Krayco won that first pro fight and is getting ready to defend his 2-0 record this Friday night at Hard Knocks 14 at the Century Casino.
Hard Knocks was started by former Olympic wrestler and current Calgary lawyer Ari Taub. After returning from the Beging Olympics in 2008, Taub and a friend who had trained with some mixed martial arts athletes, decided to hold an MMA fight in Calgary to gauge the interest in March of 2009.
“There’s a huge demand for it,” Taub says. “It’s the fastest growing sport in the world and [we thought] it would be a perfect platform to drive the message of learning things while playing sports and being good in life.”
So Taub went to a few of the clubs around town and discovered the guys just wanted a big venue to actually fight and gain new experience. The biggest challenge, he says, was building the trust with clubs who had promoters promise events in the past.
“The biggest thing we did when we started was show people we did what we said we were gonna do and did things the right way,” says Taub.

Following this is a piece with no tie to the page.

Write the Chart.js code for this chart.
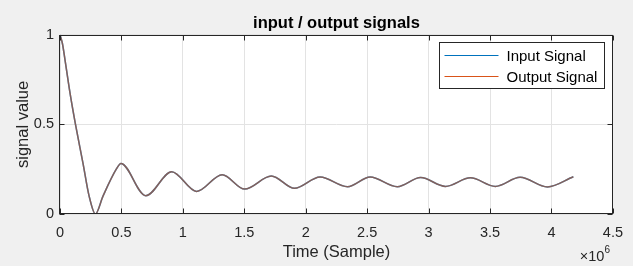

And the fighters started to respond.
“The athletes need a carrot,” he continues. “There’s only so many times they’re going to practice hockey without playing a game. And as we give them a game to play, they have a goal to train for. What we’ve seen in Calgary over the last three years is more clubs, more fighters, better skills, better competition and I think we’re going to continue to see development as fast as we can do events.
“The more events we do, the more the city will develop.”
The attendance has been steady and Taub already has plans to hold Hard Knocks events in Regina and Estevan, Saskatchewan later this year. He hopes to eventually hold 100 events across Canada a year and another 300 across the United States.
He adds he’s not trying to compete with the already well established UFC.
“What I’m trying to do is build minor hockey for MMA,” Taub says. “Right now there’s no grassroots mechanism to get local fighters the experience they need on a systematic basis to put them in another league.”
After the Olympics, Taub gave speeches to schools and businesses about the importance of life lessons through sports. He says in MMA, you really see the connection.
“In terms of the fighters, we’re creating avenue for them to learn life lessons through sport and develop a bunch of competition experience and skills,” he says.
Taub adds the sport still has a few misconceptions around it he’s hoping to dispel with more shows.
“The dedication and perserverance it takes to be a combative sport athlete is pretty high and by and large they’re dedicated and pretty tough. And believe it or not, for the most part they’re actually pretty smart, too,” he says.
“While MMA is sort of towards the basest of human instincts, it’s not for dumb people. Strategy and how you deal with pressure and those things are cerebral. The best guys are not necessarily the best athletes, they’re the guys that play the smartest game and make the best decisions under tremendous pressure.”
Krayco agrees and is thankful he had the opportunity to participate in the sport here in Calgary.
“They’ve opened a lot of doors for me. I keep trying to work my way up with them along the way,” he says.
And it kept him out of trouble in those tough years when it mattered. Krayco hopes to take the sport to its highest levels
“As far as I can possibly go with this, I will,” he says. “I’ve put my whole life into it and there’s no reason to let it go to waste. I want to push myself as far as I can go.
“They’ve been helping build me up. If it wasn’t for Hard Knocks and my gym Dynamic, I wouldn’t have the opportunity to shine in the bright lights like I have.”
Hard Knocks 14 is scheduled for this Friday night, Sept. 23 at Century Casino at 7 p.m. The championship main event will see Keto Allen of Calgary and Andrew Buckland of Nanaimo battling in Hard Knocks’ first title fight.